1. Being a Horrible Hose Beast to myself doesn’t accomplish anything.
2. Self-Compassion vanquishes the Horrible Hose Beast even if it does look like a big, long-haired sissy.
3. Cold showers are invigorating only in the summer when the “cold” water comes out pool water warm because it’s a million degrees outside.
4. I can wash my hair and my whole body with one stock pot full of stove-heated water. (Did I mention our water heater broke this year?)
5. I can still remember the classical piano pieces I learned last October even though, after I learned them, I didn’t practice again until this October. Muscle memory is righteous.
6. I am capable of injuring myself in my sleep. I am gifted like that and also middle-aged.
7. I can withstand hour long phone calls with narcissistic jerks.
8. Other people can stand hour long phone calls with this narcissistic jerk.

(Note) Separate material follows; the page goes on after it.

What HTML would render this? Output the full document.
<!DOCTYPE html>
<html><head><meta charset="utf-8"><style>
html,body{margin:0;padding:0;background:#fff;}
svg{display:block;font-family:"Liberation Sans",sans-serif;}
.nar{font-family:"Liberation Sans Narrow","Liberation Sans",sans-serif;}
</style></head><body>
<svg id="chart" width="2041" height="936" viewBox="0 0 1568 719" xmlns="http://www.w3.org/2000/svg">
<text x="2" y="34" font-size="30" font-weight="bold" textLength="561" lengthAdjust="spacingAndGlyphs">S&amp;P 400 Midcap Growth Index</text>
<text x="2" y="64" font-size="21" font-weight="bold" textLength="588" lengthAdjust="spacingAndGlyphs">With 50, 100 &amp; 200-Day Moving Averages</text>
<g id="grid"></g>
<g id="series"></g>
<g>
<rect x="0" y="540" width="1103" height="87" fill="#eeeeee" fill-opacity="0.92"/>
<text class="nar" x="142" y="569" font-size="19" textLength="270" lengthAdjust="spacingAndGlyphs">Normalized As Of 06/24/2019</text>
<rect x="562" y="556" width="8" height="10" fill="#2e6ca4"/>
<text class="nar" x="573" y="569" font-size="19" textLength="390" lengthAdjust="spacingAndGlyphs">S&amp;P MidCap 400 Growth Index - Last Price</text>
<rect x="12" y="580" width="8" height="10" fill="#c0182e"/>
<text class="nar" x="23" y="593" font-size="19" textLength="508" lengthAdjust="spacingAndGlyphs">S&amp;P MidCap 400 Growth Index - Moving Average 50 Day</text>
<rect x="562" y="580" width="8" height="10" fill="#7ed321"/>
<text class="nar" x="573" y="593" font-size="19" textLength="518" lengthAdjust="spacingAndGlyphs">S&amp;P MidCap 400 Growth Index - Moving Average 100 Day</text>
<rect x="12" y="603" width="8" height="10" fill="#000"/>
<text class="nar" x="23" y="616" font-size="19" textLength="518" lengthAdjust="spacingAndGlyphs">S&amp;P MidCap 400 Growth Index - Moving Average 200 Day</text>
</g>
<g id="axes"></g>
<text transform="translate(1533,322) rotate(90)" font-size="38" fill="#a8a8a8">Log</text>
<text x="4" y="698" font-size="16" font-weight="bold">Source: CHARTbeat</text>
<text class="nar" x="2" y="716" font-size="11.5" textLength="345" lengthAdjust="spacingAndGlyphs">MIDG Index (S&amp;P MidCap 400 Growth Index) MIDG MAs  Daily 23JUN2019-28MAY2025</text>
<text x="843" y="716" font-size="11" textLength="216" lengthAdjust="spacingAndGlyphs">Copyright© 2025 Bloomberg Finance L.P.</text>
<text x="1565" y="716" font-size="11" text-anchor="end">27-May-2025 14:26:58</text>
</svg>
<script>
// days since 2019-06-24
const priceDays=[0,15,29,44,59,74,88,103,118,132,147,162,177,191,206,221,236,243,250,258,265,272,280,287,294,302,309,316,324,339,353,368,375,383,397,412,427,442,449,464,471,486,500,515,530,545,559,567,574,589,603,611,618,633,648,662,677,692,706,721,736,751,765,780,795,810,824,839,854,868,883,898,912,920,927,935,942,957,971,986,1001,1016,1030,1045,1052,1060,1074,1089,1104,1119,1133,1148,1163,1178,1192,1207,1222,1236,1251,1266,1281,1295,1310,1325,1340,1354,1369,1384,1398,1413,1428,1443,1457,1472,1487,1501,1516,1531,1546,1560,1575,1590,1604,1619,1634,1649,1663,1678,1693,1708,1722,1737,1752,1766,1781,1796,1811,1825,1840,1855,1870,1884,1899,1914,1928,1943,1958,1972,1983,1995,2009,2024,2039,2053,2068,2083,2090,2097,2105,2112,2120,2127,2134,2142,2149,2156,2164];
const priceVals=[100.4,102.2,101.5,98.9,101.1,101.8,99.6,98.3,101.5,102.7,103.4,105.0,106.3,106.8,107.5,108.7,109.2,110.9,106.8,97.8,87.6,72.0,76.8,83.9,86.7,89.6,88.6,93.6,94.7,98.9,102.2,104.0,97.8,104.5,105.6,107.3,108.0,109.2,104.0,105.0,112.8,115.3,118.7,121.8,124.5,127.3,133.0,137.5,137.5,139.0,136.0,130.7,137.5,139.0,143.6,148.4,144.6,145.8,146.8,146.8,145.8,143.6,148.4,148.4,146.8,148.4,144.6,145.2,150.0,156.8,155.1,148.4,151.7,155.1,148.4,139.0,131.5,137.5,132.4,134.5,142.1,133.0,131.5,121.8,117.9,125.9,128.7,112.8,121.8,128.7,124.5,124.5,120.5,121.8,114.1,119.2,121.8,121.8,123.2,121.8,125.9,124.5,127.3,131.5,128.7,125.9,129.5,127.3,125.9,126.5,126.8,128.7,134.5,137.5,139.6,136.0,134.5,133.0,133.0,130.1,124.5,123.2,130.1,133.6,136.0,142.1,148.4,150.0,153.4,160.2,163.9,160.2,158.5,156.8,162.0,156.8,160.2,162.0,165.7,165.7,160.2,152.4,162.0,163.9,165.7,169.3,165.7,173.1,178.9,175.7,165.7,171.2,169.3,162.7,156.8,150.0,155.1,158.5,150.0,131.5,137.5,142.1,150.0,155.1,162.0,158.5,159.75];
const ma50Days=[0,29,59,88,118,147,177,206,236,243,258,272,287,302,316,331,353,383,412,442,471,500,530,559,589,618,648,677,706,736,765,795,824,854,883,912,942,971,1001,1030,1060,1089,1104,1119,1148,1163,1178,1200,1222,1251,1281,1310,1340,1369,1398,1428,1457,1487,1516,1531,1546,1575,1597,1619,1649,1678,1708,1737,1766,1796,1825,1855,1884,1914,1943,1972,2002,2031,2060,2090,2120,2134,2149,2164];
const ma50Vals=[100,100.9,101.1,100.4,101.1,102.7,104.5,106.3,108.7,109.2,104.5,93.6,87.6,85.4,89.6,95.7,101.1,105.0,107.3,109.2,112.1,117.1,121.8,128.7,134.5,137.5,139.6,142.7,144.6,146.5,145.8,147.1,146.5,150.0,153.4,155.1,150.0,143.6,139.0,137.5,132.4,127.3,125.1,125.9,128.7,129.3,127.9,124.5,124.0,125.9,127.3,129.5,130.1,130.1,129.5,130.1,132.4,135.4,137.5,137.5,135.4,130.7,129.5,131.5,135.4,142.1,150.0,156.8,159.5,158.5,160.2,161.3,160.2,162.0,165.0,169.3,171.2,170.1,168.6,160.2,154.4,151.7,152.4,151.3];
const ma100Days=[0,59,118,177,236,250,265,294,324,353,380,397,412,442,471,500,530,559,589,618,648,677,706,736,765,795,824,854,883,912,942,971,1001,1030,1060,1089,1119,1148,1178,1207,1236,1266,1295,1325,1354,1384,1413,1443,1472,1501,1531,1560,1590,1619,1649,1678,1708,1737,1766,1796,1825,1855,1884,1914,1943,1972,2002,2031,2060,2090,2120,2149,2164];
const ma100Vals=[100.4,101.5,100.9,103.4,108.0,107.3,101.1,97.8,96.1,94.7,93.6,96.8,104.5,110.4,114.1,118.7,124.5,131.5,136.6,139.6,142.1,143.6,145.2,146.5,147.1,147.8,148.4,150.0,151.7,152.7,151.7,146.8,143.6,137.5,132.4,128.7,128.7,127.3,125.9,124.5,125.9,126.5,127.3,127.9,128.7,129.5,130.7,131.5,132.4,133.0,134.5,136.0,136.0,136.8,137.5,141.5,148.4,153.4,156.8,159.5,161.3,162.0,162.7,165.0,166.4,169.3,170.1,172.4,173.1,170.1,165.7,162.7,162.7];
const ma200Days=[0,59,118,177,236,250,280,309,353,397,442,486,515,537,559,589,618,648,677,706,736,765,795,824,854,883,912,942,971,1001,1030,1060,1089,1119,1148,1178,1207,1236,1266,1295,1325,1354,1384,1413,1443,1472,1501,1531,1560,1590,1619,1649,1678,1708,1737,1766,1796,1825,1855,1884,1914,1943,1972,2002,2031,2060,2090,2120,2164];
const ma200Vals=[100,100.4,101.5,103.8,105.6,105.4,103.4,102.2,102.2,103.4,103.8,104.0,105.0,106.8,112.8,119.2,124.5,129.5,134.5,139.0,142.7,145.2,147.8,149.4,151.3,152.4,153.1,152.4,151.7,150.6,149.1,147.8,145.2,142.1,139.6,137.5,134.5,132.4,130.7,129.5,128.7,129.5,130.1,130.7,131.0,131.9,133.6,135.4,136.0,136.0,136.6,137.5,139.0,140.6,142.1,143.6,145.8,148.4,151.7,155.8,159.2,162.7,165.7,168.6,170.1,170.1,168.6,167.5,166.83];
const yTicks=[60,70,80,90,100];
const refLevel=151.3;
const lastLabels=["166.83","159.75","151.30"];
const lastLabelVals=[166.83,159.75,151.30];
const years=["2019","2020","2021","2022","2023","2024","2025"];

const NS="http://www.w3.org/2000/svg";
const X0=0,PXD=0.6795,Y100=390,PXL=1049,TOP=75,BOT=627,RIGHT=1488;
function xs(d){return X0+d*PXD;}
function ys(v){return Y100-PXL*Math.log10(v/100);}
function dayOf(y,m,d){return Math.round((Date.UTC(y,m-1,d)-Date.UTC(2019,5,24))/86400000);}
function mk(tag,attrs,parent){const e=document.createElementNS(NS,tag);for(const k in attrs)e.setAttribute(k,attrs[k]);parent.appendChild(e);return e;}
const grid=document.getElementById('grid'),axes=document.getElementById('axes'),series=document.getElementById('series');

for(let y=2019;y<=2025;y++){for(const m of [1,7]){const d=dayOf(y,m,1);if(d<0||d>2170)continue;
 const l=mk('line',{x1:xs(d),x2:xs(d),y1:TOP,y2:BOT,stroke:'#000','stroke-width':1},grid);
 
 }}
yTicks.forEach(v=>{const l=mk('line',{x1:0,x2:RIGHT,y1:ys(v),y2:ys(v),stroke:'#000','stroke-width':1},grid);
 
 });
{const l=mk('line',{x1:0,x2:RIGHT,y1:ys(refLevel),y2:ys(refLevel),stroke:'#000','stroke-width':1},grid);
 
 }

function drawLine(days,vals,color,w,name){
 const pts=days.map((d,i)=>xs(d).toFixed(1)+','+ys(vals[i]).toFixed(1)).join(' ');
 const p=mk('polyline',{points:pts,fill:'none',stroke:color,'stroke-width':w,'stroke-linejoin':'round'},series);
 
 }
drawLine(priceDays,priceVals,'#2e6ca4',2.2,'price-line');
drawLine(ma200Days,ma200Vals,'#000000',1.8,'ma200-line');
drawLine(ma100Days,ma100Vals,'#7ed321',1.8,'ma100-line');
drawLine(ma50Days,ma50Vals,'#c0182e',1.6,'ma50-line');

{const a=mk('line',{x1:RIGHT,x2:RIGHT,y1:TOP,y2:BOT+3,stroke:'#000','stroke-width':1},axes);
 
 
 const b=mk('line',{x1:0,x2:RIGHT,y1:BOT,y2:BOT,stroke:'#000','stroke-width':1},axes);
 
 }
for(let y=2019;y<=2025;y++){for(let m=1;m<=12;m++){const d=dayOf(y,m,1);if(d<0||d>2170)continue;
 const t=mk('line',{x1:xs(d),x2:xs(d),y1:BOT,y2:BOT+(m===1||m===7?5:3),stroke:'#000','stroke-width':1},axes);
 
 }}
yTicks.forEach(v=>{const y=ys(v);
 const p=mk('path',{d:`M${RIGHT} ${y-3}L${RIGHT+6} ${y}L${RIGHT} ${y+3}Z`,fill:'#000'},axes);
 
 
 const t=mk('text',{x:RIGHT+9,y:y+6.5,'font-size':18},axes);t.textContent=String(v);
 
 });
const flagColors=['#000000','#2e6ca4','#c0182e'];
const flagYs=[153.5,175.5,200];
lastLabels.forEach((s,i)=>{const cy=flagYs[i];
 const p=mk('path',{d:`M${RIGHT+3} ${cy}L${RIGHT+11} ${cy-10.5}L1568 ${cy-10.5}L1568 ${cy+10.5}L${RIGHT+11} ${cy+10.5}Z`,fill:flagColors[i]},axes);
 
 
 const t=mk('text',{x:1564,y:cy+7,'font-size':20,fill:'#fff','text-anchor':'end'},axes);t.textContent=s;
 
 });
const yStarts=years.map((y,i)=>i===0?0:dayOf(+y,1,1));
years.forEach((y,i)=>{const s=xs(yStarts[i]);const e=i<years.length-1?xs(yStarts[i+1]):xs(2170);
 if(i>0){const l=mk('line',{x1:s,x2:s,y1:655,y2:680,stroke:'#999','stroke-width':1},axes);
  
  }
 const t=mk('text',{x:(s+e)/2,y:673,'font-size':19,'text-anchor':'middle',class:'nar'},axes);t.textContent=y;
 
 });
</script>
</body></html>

9. If I spot it, man oh man do I got it!
10. Eight million twelve step slogans.
11. That even I give in and say “god” when what I mean is “gods.” Stupid three letter words being easier to type. Stupid western world thinking polytheists are weirdos.
12. With all the progress I’ve made at not being a Horrible Hose Beast, the Horrible Hose Beast is still worried about other people thinking I’m a weirdo. Sissy Self-Compassion doesn’t care, but says it’s OK that Hose Beast cares and wants me to give myself a big hug. What a sissy!
13. Life without corn syrup is possible and even preferable. Who knew?
14. My psychiatrist is kind and conscientious enough not to strangle me.
15. I am capable of watching a three hour concert sitting on a hard wooden bench in the Southern California level freezing cold with a spasming back. I am a middle aged endurance hero.
16. I am capable of talking about myself for 25 straight minutes without being a narcissistic jerk. At least I hope I am. If not, I owe about forty people a big apology.
17. Doing service for others is magical. Like, seriously, pop pop pop! Magical. That’s also a sissy thing to say. No less true though.
18. I can keep commitments… most of the time.
19. Tasing yourself hurts like a son of a monkey. Good news! If I ever need to tase anybody, I want it to hurt like a son of a monkey.
20. Wine and lightning are an excellent way to get and stay in the presence of the gods.
21. Gratitude is a superpower. Legit.
And finally… truly worth of a drumroll…
22. Love is patient. Patience is love.